Menger’s Seminal Contribution: Marginal Analysis
In 2021, it was 100 years since Menger, the father of the Austrian School of Economics, passed away, and on that occasion I was a keynote speaker at a conference the Austrian Economics Centre held at the Central Bank. I had devoted a chapter to Menger in my two-volume book on Twenty-Four Conservative-Liberal Thinkers, and in my lecture I pointed out that his contribution to economic analysis was in many ways as seminal as that of Adam Smith. What Menger did was to break economic goods up into units, and then to find how many units of each good could equally satisfy human wants: this was the crucial concept of marginal utility. He treated all goods according to their potentiality for satisfying human wants, not according to their history, for example cost of production.
Georgism and Marxism Irrelevant
This had important political implications because it meant that two political ideas, or rather dogmas, of late nineteenth century became theoretically irrelevant, Georgism and Marxism. Georgism ascribed special significance to land because its supply was more or less fixed, but for Menger it was just another good, to be valued and priced according to its marginal utility. Marxism ascribed special significance to labour because it was supposed to have created all value, whereas Menger regarded it as a good to be priced according to its marginal utility. It was not labour that created value: it was the potentiality of labour inputs or units to satisfy human wants which created the value of those inputs. Menger’s great insight not only disqualified Marxism, but also government redistribution of income such as John Rawls and Thomas Piketty demanded on various grounds. Such redistribution distorted the information provided in an effective labour market on how different units of labour—individual skills, talents, and abilities—could best be employed to satisfy human wants.

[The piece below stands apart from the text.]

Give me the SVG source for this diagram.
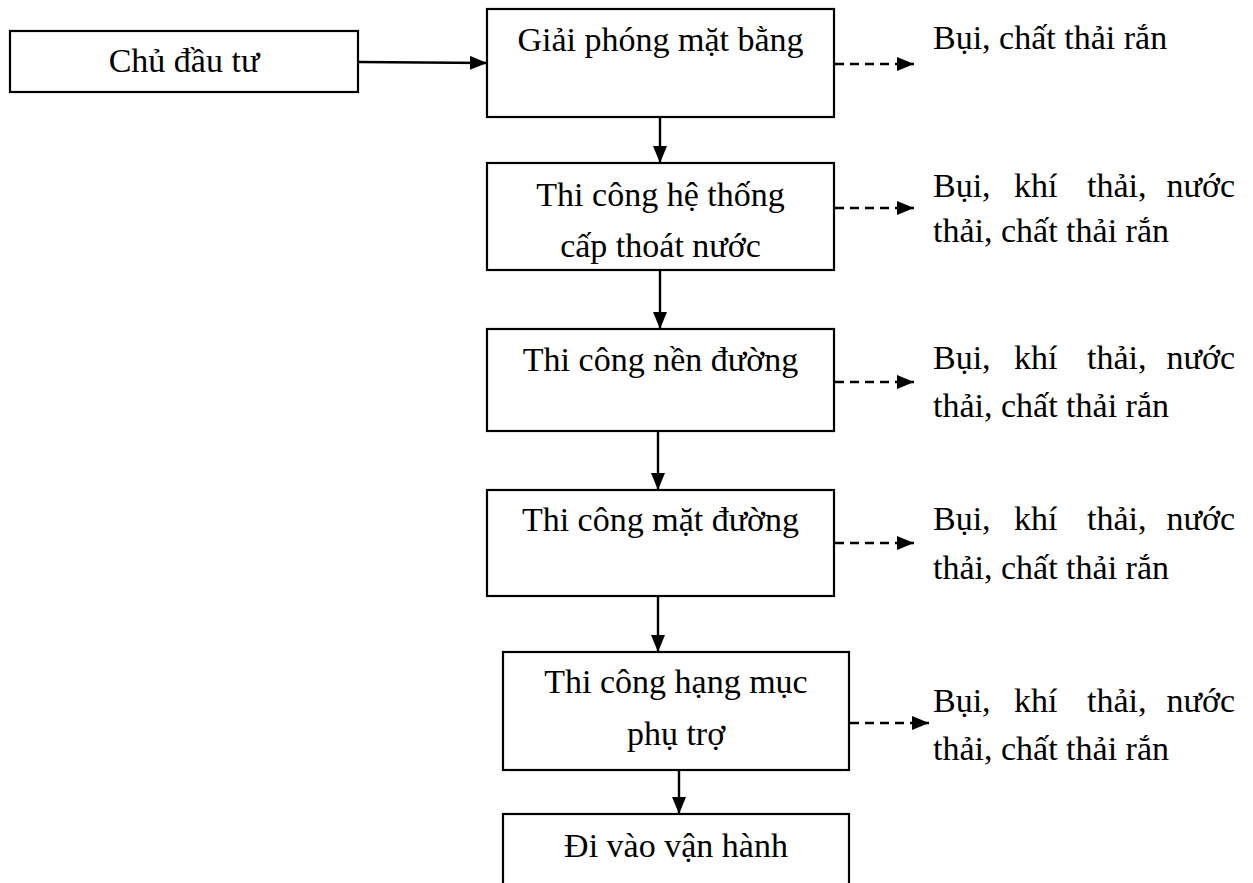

Spectres Still Haunting Europe
I observed that nevertheless the spectres of Georgism and Marxism were still haunting Europe. For example, in Iceland there was widespread agitation for a special tax on fish stocks, a resource rent tax, based solely on the false premises of Georgism. More generally, both radical feminism and ecofundamentalism, vocally promoted in universities and the media, had much in common with Marxism. Radical feminists believed that women were exploited by the ‘Patriarchy’, paid wages below their real value (marginal price). But if true, in a competitive economy this would provide profit opportunities for those who wanted to run companies solely staffed by women. Why was this not done? Ecofundamentalists believed that nature was exploited far beyond what was reasonable. But over-exploitation of natural resources could only occur if they were not correctly priced, at the margin, and this was usually because private property rights to them had not been developed. For example, whales and rhinos were endangered and lakes and rivers were polluted if nobody owned those goods. In most cases it was quite feasible to define private property rights to such goods, take them into stewardship, appoint their protectors.